By explicitly linking itself with common themes of “classical” jihad, to use Thomas Hegghammer’s term, AQIM is likely trying to skirt its reputation and operational history, and frame all of its operations, even the kidnapping of foreigners, as jihadist operations with religiously-sanctioned aims. In fact, AQIM has been pursuing this line specifically with reference to its hostage operations for at least several months; in an initial message after the September 16 Niger kidnappings, an AQIM spokesman claimed that the kidnappings were a reaction to foreign efforts to take the wealth belonging to Niger. This again is a clear attempt to set AQIM up not as a kidnapping-for-ransom organization, but one that defends Muslim wealth against foreign aggressors, an idea that fits neatly within the acceptable bounds of “classical” jihad.

The other impetus for AQIM pushing its association with bin Laden is likely the group’s continued marginalization in Algeria, despite the growth of its reach and influence in the Sahel. The northern AQIM branch remains largeley contained in Kabylia, where Droukdel is believed to be hiding, and the increased income and recruitment of the Sahelian AQIM has not changed this fact. The Algerian news site Ennahar ran an interesting story earlier this month that three members of Abou Zeid’s group were picked up near the southern Algerian city of Tamanrasset, carrying $100,000 supposedly meant for Droukdel. If this story is true, it shows the isolation of the northern AQIM, in that its fundraising efforts are in part dependent on the operations of semi-independent groups situated far away from northern AQIM’s combat zone.
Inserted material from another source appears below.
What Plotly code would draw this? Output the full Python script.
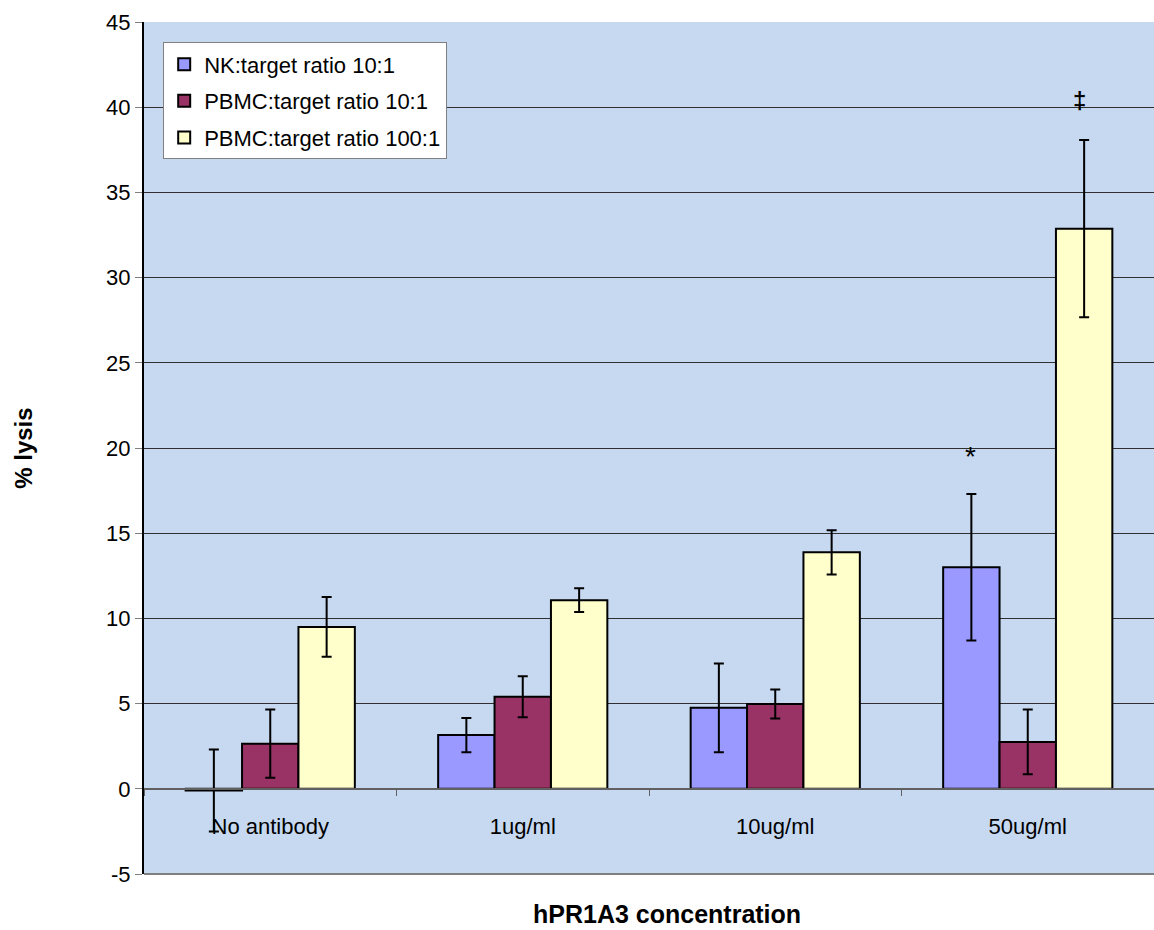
import plotly.graph_objects as go

categories = ["No antibody", "1ug/ml", "10ug/ml", "50ug/ml"]
series_names = ["NK:target ratio 10:1", "PBMC:target ratio 10:1", "PBMC:target ratio 100:1"]
nk_values = [-0.1, 3.15, 4.75, 13.0]
nk_errors = [2.4, 1.0, 2.6, 4.3]
pbmc10_values = [2.65, 5.4, 4.98, 2.75]
pbmc10_errors = [2.0, 1.2, 0.85, 1.9]
pbmc100_values = [9.5, 11.07, 13.88, 32.87]
pbmc100_errors = [1.75, 0.7, 1.3, 5.2]
colors = ["#9999FF", "#993366", "#FFFFCC"]
y_ticks = [-5, 0, 5, 10, 15, 20, 25, 30, 35, 40, 45]
y_tick_labels = ["-5", "0", "5", "10", "15", "20", "25", "30", "35", "40", "45"]

FONT = "Liberation Sans, Arial, sans-serif"

fig = go.Figure()
for i, (name, vals, errs, col) in enumerate(zip(series_names,
                                 [nk_values, pbmc10_values, pbmc100_values],
                                 [nk_errors, pbmc10_errors, pbmc100_errors],
                                 colors)):
    fig.add_trace(go.Bar(
        x=categories, y=vals, name=name, legendgroup=f"g{i}",
        marker=dict(color=col, line=dict(color="black", width=2)),
        error_y=dict(type="data", array=errs, visible=True, color="black",
                     thickness=2, width=5),
    ))

fig.add_annotation(x="50ug/ml", y=19.5, text="*", showarrow=False, xshift=-57,
                   font=dict(size=28, color="black", family=FONT))
fig.add_annotation(x="50ug/ml", y=40.4, text="<b>‡</b>", showarrow=False, xshift=52,
                   font=dict(size=24, color="black", family=FONT))
fig.add_annotation(xref="paper", yref="paper", x=0.518, y=-0.047, yanchor="middle",
                   xanchor="center", borderpad=0,
                   text="<b>hPR1A3 concentration</b>", showarrow=False,
                   font=dict(size=25, color="black", family=FONT))
fig.add_annotation(xref="paper", yref="paper", x=-0.120, y=0.5, textangle=-90,
                   xanchor="center", yanchor="middle",
                   text="<b>% lysis</b>", showarrow=False,
                   font=dict(size=24, color="black", family=FONT))
fig.add_shape(type="line", xref="paper", yref="paper", x0=0, x1=1, y0=0, y1=0,
              line=dict(color="#808080", width=2))

fig.update_layout(
    width=1154, height=930,
    margin=dict(l=144, r=0, t=22, b=56),
    paper_bgcolor="white",
    plot_bgcolor="#C6D9F1",
    barmode="group",
    bargap=0.33, bargroupgap=0,
    font=dict(family=FONT, size=22, color="black"),
    showlegend=True,
    legend=dict(x=0.019, y=0.976, xanchor="left", yanchor="top",
                bgcolor="white", bordercolor="#808080", borderwidth=1,
                font=dict(size=22, family=FONT), traceorder="grouped",
                tracegroupgap=5),
    xaxis=dict(
        type="category", anchor="free", position=0.1,
        showline=True, linecolor="#606060", linewidth=2,
        ticks="outside", tickson="boundaries", ticklen=6, tickcolor="#606060",
        tickfont=dict(size=22, family=FONT), ticklabelstandoff=18,
        showgrid=False,
    ),
    yaxis=dict(
        range=[-5, 45], tickvals=y_ticks, ticktext=y_tick_labels,
        showline=True, linecolor="black", linewidth=2,
        ticks="outside", ticklen=7, tickcolor="#808080",
        tickfont=dict(size=22, family=FONT),
        showgrid=True, gridcolor="#303030", gridwidth=1,
        zeroline=True, zerolinecolor="#606060", zerolinewidth=2,
    ),
)

fig.write_html("out.html", config={"displayModeBar": False},
               post_script="document.body.style.margin='0';document.body.style.overflow='hidden';")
The tape also has to be understood within the context of speculation that AQIM is increasing its operations in Europe, or at least gearing up for eventual operations there. Italian authorities last month rounded up what looked to be a bomb-making network at least tangentially connected to AQIM, and the arrests in France of five Algerians allegedly plotting to attack the rector of the Paris Grand Mosque have led some to argue that AQIM is becoming more of a threat to Europe. But many experts agree that AQIM is not yet ready to set up networks or attacks in Europe (whatever their ambition might be), and  readers should not conflate Algerians or other North Africans with AQIM; one of AQIM’s great failures has been that it has not been able to demonstrably tap into recruitment networks in France, and interestingly it seems that the one member of the Grand Mosque plot to train abroad went not to the Sahel or Kabylia, but to the Afghanistan-Pakistan border region. AQIM has been singularly unable to draw large number of recruits to its jihad, in large part because despite the name change, AQIM is still seen by many as an Algerian group dedicated to fighting the Algerian government. By talking more about bin Laden, Abdelmalek Droukdel wants desperately to show that his organization is a true member of al Qaeda, not just the one-time GSPC.